**Set problem**:
Nothing after the line with "plt.rcParams['mathtext.it'] = 'Lato'" belongs in the copy; extract the lines below from the top through that line, pictures left out.

**Given information**:
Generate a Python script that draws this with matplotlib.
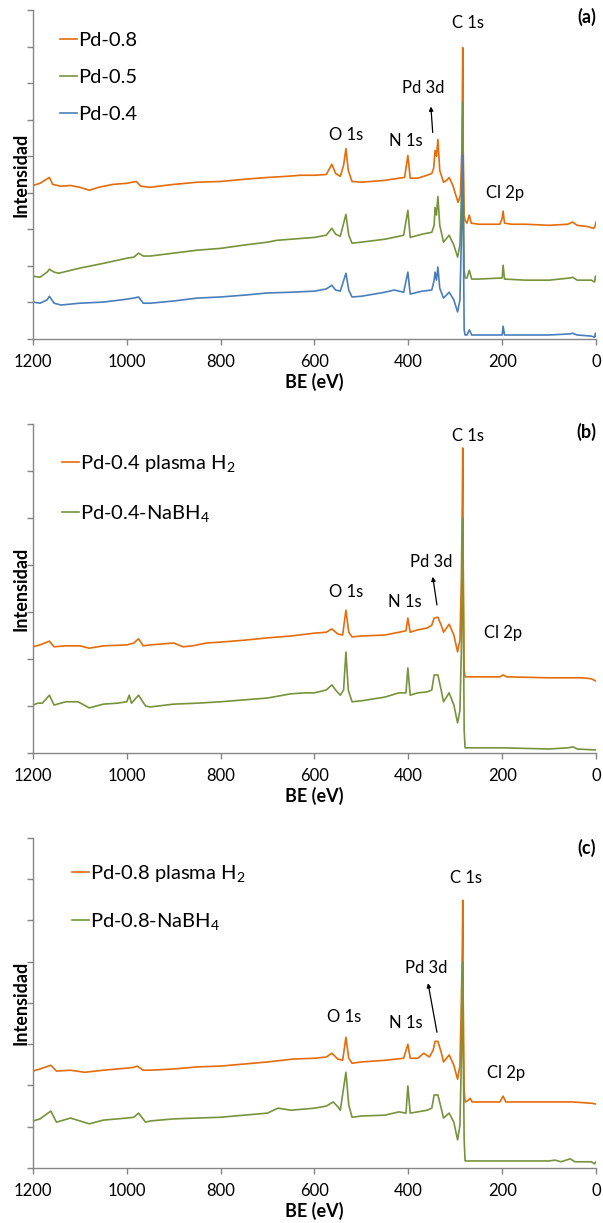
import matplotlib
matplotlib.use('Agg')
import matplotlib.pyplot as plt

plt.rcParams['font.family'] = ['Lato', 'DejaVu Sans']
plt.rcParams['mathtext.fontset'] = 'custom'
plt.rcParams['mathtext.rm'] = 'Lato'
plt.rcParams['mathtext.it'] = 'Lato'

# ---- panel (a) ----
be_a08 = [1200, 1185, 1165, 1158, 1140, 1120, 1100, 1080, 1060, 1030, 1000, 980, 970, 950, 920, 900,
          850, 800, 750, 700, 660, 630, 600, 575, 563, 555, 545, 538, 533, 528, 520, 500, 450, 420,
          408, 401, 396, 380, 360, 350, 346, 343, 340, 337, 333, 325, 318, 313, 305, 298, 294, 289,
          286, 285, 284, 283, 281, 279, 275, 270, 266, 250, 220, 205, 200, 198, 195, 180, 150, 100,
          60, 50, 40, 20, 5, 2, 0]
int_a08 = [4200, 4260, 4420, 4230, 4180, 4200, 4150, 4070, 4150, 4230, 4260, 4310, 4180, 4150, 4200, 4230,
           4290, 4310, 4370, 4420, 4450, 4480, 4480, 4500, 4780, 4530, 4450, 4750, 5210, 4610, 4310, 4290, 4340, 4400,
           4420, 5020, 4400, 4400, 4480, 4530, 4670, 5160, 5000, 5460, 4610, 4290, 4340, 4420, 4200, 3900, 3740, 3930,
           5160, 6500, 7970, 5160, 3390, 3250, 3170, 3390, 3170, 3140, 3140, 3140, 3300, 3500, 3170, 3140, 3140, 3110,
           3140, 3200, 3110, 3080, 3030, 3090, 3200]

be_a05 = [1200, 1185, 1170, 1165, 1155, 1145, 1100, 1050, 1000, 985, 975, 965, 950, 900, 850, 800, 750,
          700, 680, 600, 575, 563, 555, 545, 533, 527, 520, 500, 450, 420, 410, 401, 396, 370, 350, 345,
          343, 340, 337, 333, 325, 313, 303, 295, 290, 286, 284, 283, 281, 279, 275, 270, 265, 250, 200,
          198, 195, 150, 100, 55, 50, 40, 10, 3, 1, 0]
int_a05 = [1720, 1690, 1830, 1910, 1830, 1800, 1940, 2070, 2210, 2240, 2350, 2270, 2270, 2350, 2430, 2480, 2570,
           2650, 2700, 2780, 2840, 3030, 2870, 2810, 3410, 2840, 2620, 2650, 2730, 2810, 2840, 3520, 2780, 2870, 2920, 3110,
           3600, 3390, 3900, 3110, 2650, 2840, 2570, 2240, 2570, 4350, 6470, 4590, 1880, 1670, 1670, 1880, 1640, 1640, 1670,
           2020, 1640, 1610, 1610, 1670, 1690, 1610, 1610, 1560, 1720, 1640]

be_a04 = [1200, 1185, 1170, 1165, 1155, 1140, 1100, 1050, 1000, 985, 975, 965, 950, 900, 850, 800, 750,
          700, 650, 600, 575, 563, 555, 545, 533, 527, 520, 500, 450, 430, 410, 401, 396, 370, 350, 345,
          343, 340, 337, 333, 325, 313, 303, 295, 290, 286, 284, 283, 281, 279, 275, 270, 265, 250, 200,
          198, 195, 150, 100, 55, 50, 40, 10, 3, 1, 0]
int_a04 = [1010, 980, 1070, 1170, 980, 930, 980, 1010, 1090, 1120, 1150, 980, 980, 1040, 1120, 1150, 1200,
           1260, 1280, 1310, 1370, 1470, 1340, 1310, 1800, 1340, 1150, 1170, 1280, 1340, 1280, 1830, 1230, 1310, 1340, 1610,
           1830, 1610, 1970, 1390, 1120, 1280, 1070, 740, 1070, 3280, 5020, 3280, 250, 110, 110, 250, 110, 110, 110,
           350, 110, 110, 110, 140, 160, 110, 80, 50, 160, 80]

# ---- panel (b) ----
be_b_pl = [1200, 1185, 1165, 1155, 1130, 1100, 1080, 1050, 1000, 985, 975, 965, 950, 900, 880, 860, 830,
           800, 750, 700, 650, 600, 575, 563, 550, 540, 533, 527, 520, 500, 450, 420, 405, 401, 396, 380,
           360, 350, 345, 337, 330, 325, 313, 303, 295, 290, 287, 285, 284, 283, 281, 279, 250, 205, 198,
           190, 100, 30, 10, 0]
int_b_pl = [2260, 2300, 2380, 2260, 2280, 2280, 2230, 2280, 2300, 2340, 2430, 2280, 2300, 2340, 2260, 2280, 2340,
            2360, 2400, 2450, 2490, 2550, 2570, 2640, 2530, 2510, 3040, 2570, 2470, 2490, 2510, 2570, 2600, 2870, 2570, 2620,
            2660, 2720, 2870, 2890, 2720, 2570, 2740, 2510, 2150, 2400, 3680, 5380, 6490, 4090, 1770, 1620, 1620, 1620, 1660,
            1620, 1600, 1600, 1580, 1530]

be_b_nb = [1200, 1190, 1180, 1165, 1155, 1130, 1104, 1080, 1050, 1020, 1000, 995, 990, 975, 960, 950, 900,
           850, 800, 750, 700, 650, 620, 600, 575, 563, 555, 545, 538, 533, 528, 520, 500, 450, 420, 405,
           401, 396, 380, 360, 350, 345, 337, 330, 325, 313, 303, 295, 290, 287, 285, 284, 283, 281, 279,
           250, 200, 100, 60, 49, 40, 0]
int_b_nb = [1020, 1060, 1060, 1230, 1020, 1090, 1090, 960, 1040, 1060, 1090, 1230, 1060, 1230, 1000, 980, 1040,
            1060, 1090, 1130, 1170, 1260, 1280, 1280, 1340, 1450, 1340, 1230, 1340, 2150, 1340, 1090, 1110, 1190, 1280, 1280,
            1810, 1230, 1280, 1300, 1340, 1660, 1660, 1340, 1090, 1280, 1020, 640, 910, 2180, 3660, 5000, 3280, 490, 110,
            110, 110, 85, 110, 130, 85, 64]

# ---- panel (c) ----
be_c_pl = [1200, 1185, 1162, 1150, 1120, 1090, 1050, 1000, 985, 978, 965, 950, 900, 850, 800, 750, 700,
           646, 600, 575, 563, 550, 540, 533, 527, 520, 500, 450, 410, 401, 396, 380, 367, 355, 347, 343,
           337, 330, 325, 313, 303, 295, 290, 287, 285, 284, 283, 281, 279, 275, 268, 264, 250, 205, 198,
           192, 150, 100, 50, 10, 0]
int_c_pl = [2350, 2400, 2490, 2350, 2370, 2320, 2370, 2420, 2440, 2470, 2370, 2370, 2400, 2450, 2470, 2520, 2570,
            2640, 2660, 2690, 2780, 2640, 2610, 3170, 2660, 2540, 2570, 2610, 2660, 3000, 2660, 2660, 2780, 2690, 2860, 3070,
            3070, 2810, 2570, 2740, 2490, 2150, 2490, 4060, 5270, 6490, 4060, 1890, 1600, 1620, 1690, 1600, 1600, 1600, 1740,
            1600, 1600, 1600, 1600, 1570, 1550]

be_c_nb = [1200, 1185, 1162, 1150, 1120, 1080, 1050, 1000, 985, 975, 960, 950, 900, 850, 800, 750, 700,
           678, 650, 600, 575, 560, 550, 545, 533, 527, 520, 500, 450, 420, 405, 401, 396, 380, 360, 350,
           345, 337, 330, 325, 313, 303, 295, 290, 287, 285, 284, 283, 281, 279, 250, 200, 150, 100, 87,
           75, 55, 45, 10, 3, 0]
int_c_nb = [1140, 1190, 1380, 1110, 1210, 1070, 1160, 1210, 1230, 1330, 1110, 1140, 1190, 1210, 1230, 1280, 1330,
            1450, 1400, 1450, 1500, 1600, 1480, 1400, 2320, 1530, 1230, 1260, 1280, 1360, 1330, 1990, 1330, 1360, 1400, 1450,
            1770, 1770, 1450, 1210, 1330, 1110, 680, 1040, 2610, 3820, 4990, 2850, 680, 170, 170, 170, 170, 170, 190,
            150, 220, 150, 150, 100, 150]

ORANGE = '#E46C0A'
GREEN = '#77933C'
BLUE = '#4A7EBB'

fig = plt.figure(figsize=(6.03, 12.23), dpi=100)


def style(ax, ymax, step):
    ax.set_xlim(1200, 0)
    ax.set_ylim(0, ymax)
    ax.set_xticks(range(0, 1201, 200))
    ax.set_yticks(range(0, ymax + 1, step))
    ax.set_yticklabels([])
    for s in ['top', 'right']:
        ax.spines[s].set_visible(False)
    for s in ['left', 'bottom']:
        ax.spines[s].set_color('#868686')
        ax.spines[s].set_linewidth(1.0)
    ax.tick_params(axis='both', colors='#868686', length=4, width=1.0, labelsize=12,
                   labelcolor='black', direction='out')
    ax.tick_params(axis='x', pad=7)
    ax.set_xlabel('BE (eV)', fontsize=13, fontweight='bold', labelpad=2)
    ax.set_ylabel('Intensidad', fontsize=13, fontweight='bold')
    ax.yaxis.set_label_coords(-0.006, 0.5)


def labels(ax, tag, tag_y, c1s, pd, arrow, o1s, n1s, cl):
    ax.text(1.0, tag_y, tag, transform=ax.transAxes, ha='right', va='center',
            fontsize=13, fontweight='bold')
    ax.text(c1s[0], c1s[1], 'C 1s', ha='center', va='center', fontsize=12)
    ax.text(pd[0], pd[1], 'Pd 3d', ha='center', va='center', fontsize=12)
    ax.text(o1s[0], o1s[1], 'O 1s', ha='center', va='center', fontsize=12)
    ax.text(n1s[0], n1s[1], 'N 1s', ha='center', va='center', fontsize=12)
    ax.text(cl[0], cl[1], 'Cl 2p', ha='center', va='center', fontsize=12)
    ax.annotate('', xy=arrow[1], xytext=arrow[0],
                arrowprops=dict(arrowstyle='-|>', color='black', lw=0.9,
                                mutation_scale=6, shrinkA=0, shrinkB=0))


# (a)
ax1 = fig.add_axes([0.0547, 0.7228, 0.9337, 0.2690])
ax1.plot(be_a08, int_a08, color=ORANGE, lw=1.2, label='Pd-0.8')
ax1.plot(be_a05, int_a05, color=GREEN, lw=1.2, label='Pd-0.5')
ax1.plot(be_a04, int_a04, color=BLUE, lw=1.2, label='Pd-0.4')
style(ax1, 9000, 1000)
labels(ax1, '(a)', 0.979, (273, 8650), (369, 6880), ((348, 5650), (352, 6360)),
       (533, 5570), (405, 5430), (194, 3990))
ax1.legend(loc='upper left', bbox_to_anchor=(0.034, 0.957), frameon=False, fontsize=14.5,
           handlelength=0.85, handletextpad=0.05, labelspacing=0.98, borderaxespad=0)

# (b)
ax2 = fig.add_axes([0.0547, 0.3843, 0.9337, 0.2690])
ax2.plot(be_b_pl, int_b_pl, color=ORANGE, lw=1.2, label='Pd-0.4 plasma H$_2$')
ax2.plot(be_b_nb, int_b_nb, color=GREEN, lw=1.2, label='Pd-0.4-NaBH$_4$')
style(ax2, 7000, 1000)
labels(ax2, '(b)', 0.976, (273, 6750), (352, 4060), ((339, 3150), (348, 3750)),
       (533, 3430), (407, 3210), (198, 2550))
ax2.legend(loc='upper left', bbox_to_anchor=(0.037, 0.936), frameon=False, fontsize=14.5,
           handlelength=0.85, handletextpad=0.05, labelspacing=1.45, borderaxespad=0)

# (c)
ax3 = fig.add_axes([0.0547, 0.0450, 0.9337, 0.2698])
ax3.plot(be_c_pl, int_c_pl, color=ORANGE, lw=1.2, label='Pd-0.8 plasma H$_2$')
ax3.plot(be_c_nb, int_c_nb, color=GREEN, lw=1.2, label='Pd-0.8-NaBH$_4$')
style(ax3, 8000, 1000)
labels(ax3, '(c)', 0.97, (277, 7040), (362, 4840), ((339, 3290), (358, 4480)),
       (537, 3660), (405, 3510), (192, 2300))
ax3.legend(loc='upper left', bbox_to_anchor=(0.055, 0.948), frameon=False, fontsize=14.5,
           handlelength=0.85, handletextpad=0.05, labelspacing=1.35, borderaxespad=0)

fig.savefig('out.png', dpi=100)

**Problem solution**:
Generate a Python script that draws this with matplotlib.
import matplotlib
matplotlib.use('Agg')
import matplotlib.pyplot as plt

plt.rcParams['font.family'] = ['Lato', 'DejaVu Sans']
plt.rcParams['mathtext.fontset'] = 'custom'
plt.rcParams['mathtext.rm'] = 'Lato'
plt.rcParams['mathtext.it'] = 'Lato'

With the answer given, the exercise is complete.